Now, it made sense to start building the solution from the bottom up and tackle the second lemma (the number of races needed is at least some number). The initial graph is 25 nodes with no edges. So, the first thing I realize is that no matter what, when we connect the nodes up no node can be left out (the graph needs to be connected). This is because any horse that is not connected to the others means that we don’t have any information about its ordering. Therefore, first, we must run at least 5 races to get some edge for each of the 25 horses. However, this results in 5 disjoint graphs.

We still need to connect these 5 disjoint graphs by picking some horse in each graph for another race (the 6th race). One way is to pick the fastest from each group. In fact, this will give us one of the key information that we need - the fastest horse overall.

However, we still need to know the second and third fastest. If we look at the current knowledge graph, the fastest horse is connected to two horses. Either of these horses could be the second fastest. Therefore, we need an edge between these two horses in order to know who is faster. We need a 7th race.

What if we didn’t pick the fastest horse to race from each group? For instance, let’s assume we raced the fastest horses from only 4 groups. In that case, we would not know if the horse we left out is the fastest overall unless we had some edge between that horse and the fastest of the other 4 we raced. To have that information, we need at least another race.

In both cases, we proved that there needs to be some number of races 7 or higher (lemma 2). So then, I tried to find a way to solve this with just 7 races.

After we raced the horses 6 times, we got this knowledge graph:

We can see that the only horses that could be the second fastest are the ones that are directly connected to the fastest horse. Likewise, we know that the only horses that could be the third fastest are the ones that are directly connected to the contenders for second place.

We are left with 6 horses that are still in the running for first, second, and third. Since we already know which horse is fastest, we just need to race the 5 other horses to find the second and third fastest.

Another race gives us the four edges we need

And there we have it, we found a way to solve the problem with 7 races and proved lemma 1 as well.

Therefore, the minimum number of races needed is 7.

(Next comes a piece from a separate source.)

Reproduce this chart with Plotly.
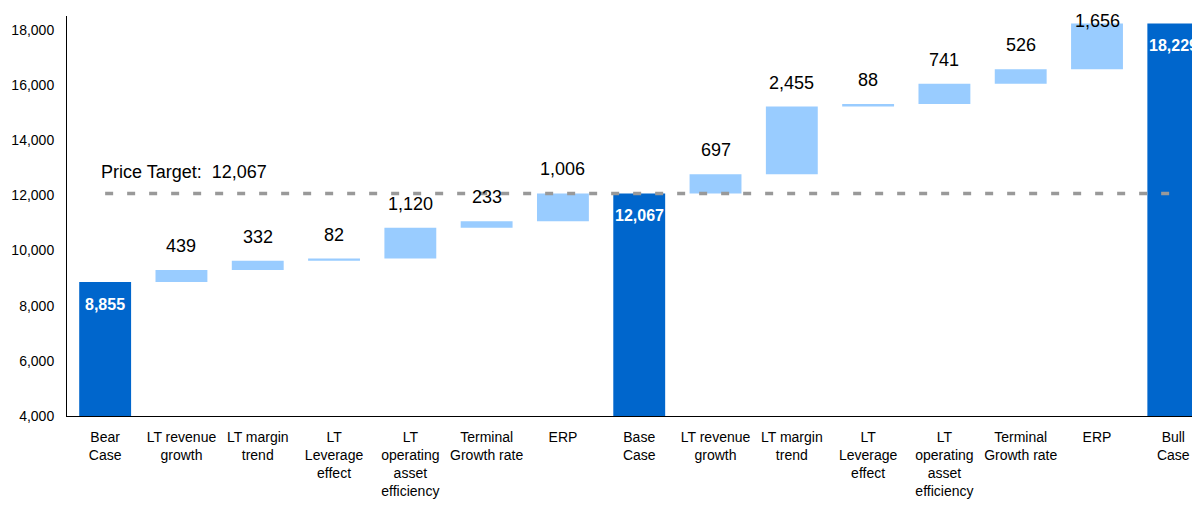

The framework I used in solving this problem can be used to solve many other types of problems:

Reformulate the problem to remove the cruft
Define what we need to prove
Model the problem to break it down and see what we actually need to solve
Start easy and gradually engineer the solution by:
1. Removing the unnecessary parts, and
2. Building from the ground up

Remarks

This problem is also recognizable as a topological ordering problem, but I decided not to present it in that way since I wanted to explain it in a more intuitive “knowledge graph” manner.

So, I’ll present the topological ordering model here. Let’s take the original “knowledge graph” and make it into a directed graph. For those who are unfamiliar, this just means that each edge points from one node to the other. In this case, we can point from the faster horse to the slower horse for each edge. Going back to the diagrams we had, after the 6th race, the edges would look like:

Here, we can see that a path from horse A to horse B means that we know horse A is faster than horse B. A path is just a way to get from one node to another by only following edges in the direction they point.

The final 6 contending horses would look like:

After the 6th race, we have a path from the fastest horse to any of the contenders for 2nd and 3rd place. The 7th race gives us the path among these contenders (making our directed graph strongly connected).